Kamiyama
This painting came about through a residency in a silent mountain village on the island of shikoku in Japan. Once a thriving town of 60 thousand, has now diminished to 8000 due to a shift from farmwork to a technical industry and causing the younger generation to leave the mountains. There are four of six schools left empty, all modern builds, concrete and dillapidated in the near tropical climate. Ivy has claimed them, most domestic (traditional japanese architecture) builds lie empty. This building rose to meet me each morning on my way to my studio set in an old nursery with a slow and very un-punctual cuckoo clock. It kept catching my eye throughout my stay (which ended up being eighteen months long), until I finally relented and took the photograph with a stamp of my foot and a, 'there. are you happy now? You are on film', and drove on, forgetting all about it.

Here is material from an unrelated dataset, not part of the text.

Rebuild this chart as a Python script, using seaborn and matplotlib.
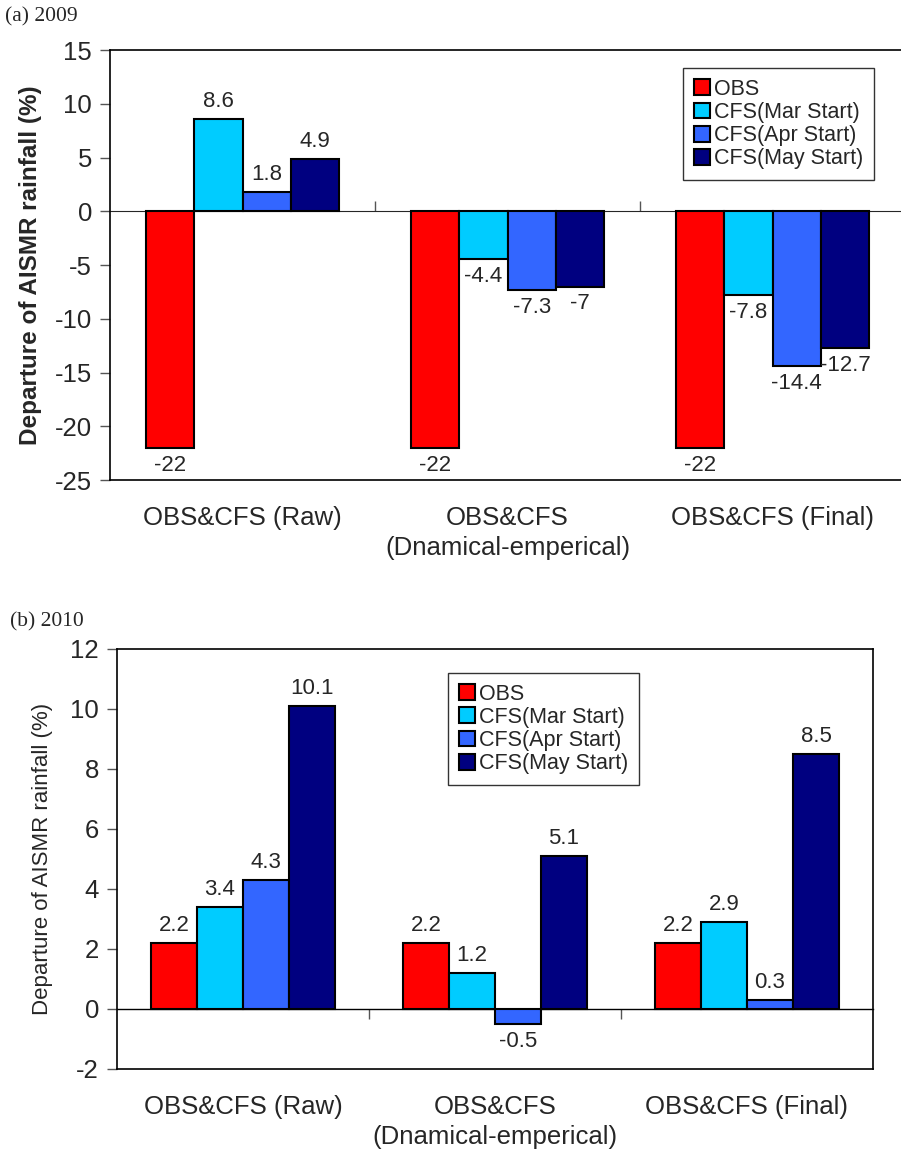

It took seven years for me to dig out the picture which inspired the final painting. The tsunami there prompted my thoughts around Japan and I began looking through the snapshots I still had. This one leapt out at me again, and I decided I wanted to paint it.
Once the landscape had settled on canvas, I was surprised to notice the contrast, which must have been the thing catching my eye so prominently. That and the strange empty house standing proud, empty on a bridge, also mostly empty and rendered useless for another path which acts as a simpler and more useful route.
The changing landscape in that part of the world seems still puzzled, confused by the sudden lack of populus. There remains a silence which is like the breathing in of someone left suddenly alone and isolated.